CRIMINAL APPELLATE JURISDICTION CRIMINAL APPEAL NO. 1113 OF 2008 (Arising out of S.L.P. (Crl.) No. 4205 of 2007) Manjit Prakash & Ors. ... Appellants Shobha Devi & Anr. ... Respondents


1. Leave granted.

2. Appellants challenge the order passed by a learned Single Judge of the Patna High Court cancelling the bail granted to them by order dated 7.9.2006 in Criminal Miscellaneous No. 10719 of 2006. The application for cancellation of bail was filed by the respondent No.1. Appellants 1, 2 & 3 are arrayed as accused Nos. 1, 2 & 4. Five persons were granted bail by order dated 7.9.2006 in Criminal Misc. Case No. 10719 of 2006. By the impugned order the learned Single Judge directed cancellation of bail granted to the present appellants while holding that the two others being ladies there was no need to cancel the bail granted to them.

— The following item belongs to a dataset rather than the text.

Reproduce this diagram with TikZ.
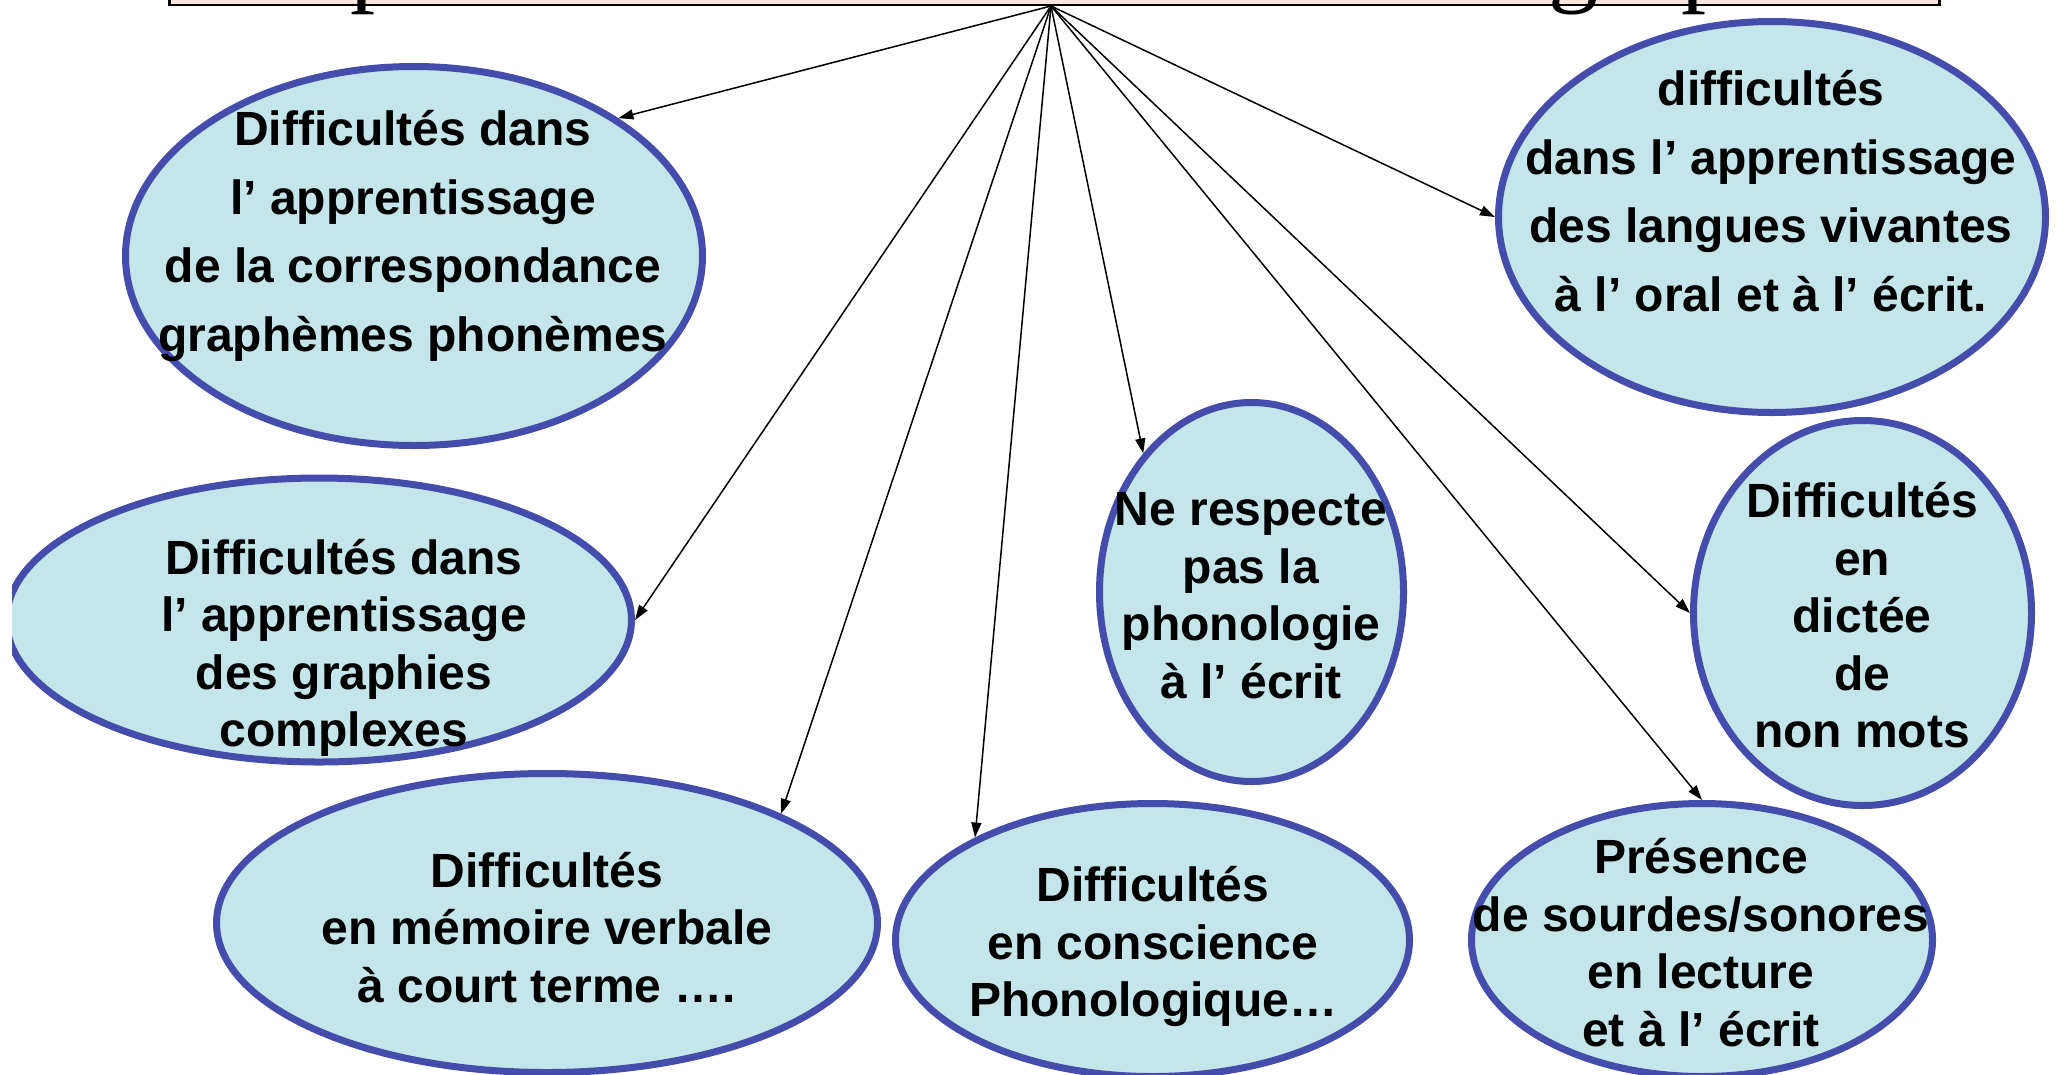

2. Though various points were urged in support of the appeal primarily it was submitted that no reasons have been given for canceling the bail.

3. Learned counsel for the respondent No.1-complainant submitted that though the order canceling bail has not elaborately dealt with the circumstances to warrant cancellation of bail, the same is in order.

4. The appellants and the other two in respect of whom the High Court has not interfered, were granted provisional bail by order dated 3.5.2006 which came to be confirmed on 7.9.2006. It was stated that the husband and wife have been residing together in the matrimonial home.

Earlier there was a suit for restitution of conjugal rights filed by appellant No. 2 who withdrew the same after the provisional bail was confirmed and instituted Matrimonial case No. 34 of 2006 for divorce. According to the complaint on 10.10.2006, there was an incident and therefore the bail was to be cancelled. The High Court, as rightly contended by learned counsel for the appellants, has not indicated the reasons for directing cancellation of bail.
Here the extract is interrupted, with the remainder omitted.